I also have a number of PII/P3 laptops that are not very good for Win98 gaming, but are otherwise great for audio-related stuff - mainly signal generation (the PII Dell Latitudes have really really powerful line outs) and occasionally using the line in for AF oscilloscope/spectrum analyzer via. VisualAnalyzer. So whenever I'm dabbling with a repaired or home-brew amplifier, I always use one of these for testing. The P3 laptops contain my collection of PDF datasheets as well so I can look up common parameters of common parts while working on something on my workbench - even if I don't have internet or just don't want to go online (helps with not getting distracted too.)

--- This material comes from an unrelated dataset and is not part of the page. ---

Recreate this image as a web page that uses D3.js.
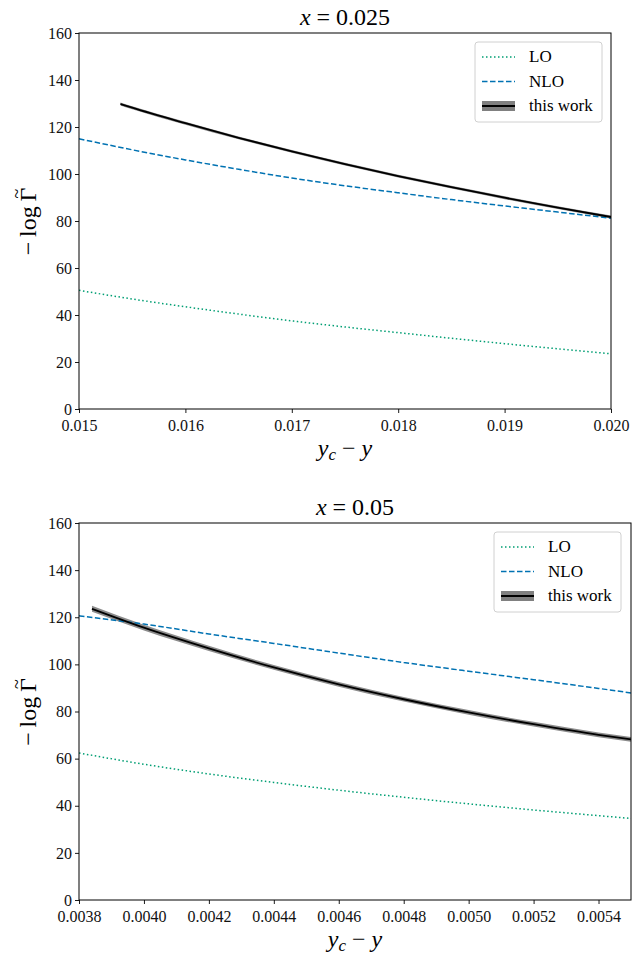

Then there's a number of machines that were too new 10-15 years ago when I found them to be considered retro, yet too old for modern stuff. So some of these I have relegated for various other tasks. For example, one of them I use solely for testing/zeroing IDE and SCSI HDDs (50-pin, 68-pin, and SCA). Another one, my partially-faulty AsRock 939Dual-SATA2, I use for retro video card testing, since it has both PCI-E and AGP. If it was working right, I could use it for testing PCI cards too... but unfortunately it's not - either the Southbridge BGA or the Southbridge has internal intermittent fault, making certain Southbridge-connected devices to have issues. The onboard audio is one of these and was the first to bite the dust. The SATA controller also corrupts data frequently, so cannot use SATA HDDs on this board anymore (not reliably anyways). The LAN is A-ok - corrupts bits, but recovers most of the time. Occasionally it does crash the system, though. Same with the USB ports. The PCI slots are the same too - a lot of my PCI video cards that work in other systems will sometimes show really weird artifacts on this PC. But even with all of those issues, I have still used this board to test no less than 100 video cards over the course of 8+ years. Then again, after the board issues appeared and I noticed the NB and SB run really hot, I added a fan to constantly keep these cooled when the system is in use, so I think that is what held the board from progressing any further with more failures.
And lastly... well, one could say I am using ALL of my retro systems for productive tasks, since the newest one is with a 4th gen i-series intel CPU (i7-4770s... and that's the "modern gaming" PC. 🤣 Everything else I have is considerably older. In fact, most of my "daily" PCs are Core 2 -era or P4 -era based. The early C2D's and especially the P4s are really struggling online... though if only used for admin -type stuff (e.g. pay bills and etc.), they are still tolerable. Alternatively said, they are just about an equal match, speed-wise, for my wireless connection, which gets terribly slow as soon as I move a few yards away from the router... which is the norm here, since I live in an old soviet condo with very thick all-concrete walls. And the fact that there are so many apartments around, each with it's own router (or two, if bridged), it's total chaos in the 2.4 and 5G spectrum, I'm sure. Been meaning to put wired ethernet to all of my rooms... but with those thick concrete walls, probably understandable why I keep stalling with that.